Following Sofian’s advice, I attempted the classification of the larger data-set (5000 rather than 1000 samples). The results are not much better. Model accuracy was 87% and 24 bad compositions were predicted to be good, and 53 good compositions were predicted to be bad. The following image shows the 24 bad compositions that were predicted to be good:
Looking at them, they are not the most bad and could be perhaps considered mediocre. I also tried increasing the number of good samples to balance the two classes; I increased the number of good samples in the expanded data-set from 287 to 2583 (where there are 2737 bad samples) by simply copying them. Training on this “extra good” training set resulted in a classifier with an accuracy of 96% (a significant improvement).

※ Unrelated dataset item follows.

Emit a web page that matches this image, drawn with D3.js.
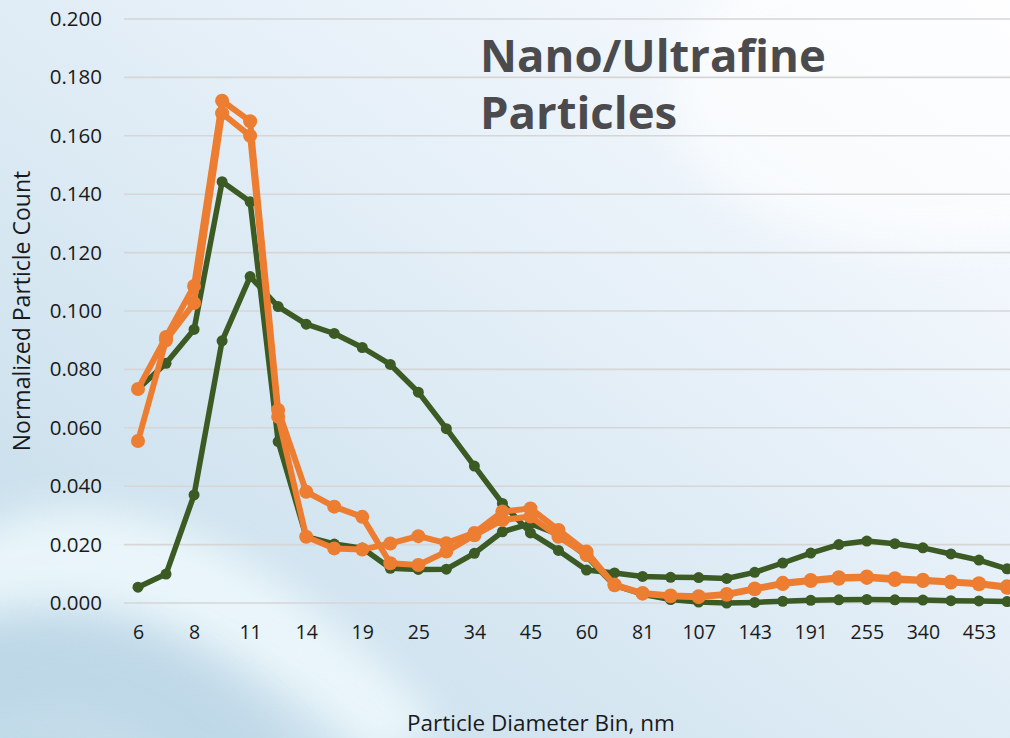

This model predicted that 43 bad compositions were good and, interestingly, no good compositions were predicted to be bad. The following image shows 42 of the the 43 bad compositions that were predicted to be good:
I’m doing a little reading on cross-validation, I’ve been using a fixed 80% training and 20% validation split up to this point, and see where that leads. Looking at these results they are not terrible, just not good. Perhaps I should try constraining my labelling such that the two classes are balanced. This would mean only labelling the really bad compositions as bad; this would be a lot less labour than increasing the training data size again, so maybe I’ll try that first.